WGPU and Vulkano put a safe Rust interface on top of Vulkan. It's basically the same interface as Vulkan, but with more checking. This leads to some boundary problems.
GPU memory allocation with Vulkan is a lot like CPU memory allocation in an operating system. Vulkan gives you big blocks on request, and something like malloc is needed on top of that to allow allocating arbitrary sized pieces of GPU memory. So far, so good.
Trouble comes when bindless mode is used. In bindless mode, there's a big vector of descriptors that contains raw pointers to buffers in GPU memory. Normally, each texture is in its own buffer, and textures are identified by a subscript into the vector of descriptors. Performance is better in bindless mode because time is not wasted creating and destroying bind groups on every frame. Profiling shows much time going into binding. Unreal Engine has been mostly bindless for a decade now. Not having bindless support is a boat-anchor on rendering performance.
Buffers are owned by either the GPU or the CPU. You get to switch the mapping from the CPU, being careful not to do this while the GPU is looking at a buffer. Each entry in the descriptor table is also owned by either the GPU or the CPU. The GPU is busily looking at active entries in the descriptor table, while the CPU is busily allocating buffers and updating inactive entries in the descriptor table. No buffer can be dropped while the GPU is using it, even if the CPU is done with it. So drop has to be deferred to the end of the current rendering cycle.
This area is both safety critical and a potential source of locking bottlenecks.
WGPU does not support bindless mode. There's some support for it in Vulkano, but it's not clear if anybody uses it yet. This limits performance.
Replicating the Vulkan interface with safety may be the wrong place to put the safety boundary. In bindless mode, buffer allocation and descriptor table slot allocation have to be tightly coordinated. Since that involves raw pointer manipulation, it seems to belong inside the safety boundary. That is, it ought to be part of WGPU and Vulkano, not on top of them. If the lower levels have to recheck that data, it duplicates work and causes locking bottlenecks.
(I'm not sure about this, but apparently for web targets, WGPU has yet another level of checking on this which involves much re-copying. This may make bindless infeasible for web, at least for now.)
So it looks like GPU buffer allocation and descriptor table updating should move down a level, to allow bindless to work properly while keeping a safe interface. This might be simpler and have fewer locking conflicts.

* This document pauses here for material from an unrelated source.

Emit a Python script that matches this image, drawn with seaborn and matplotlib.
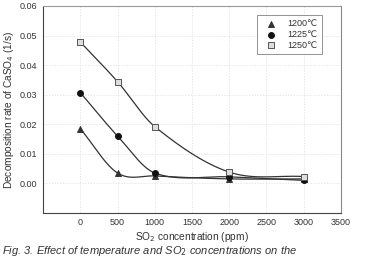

Maybe an interface where you request a texture buffer and descriptor slot with one call, and you get back an opaque handle to the buffer that's just an index into the descriptor table. Dropping that handle drops both the buffer and the descriptor slot, but that drop is deferred until the end of the current rendering cycle, when the GPU is done and not looking at the descriptor table.
The larger problem, as I've discussed on Reddit, is that My First Renderer has now been implemented at least four times in Rust. These projects all share some of the same design problems. Because it's a My First Renderer, the developers don't know the design pitfalls which lead to slow performance. So they get something that works great on the simple demos, but is too slow for complex, changing scenes. This area needs guidance from someone who's been inside a good renderer, such as an experienced Unreal Engine internals expert.
Which I am not. Anybody with the right experience around? The Vulkano and WGPU projects need your help.
Comments?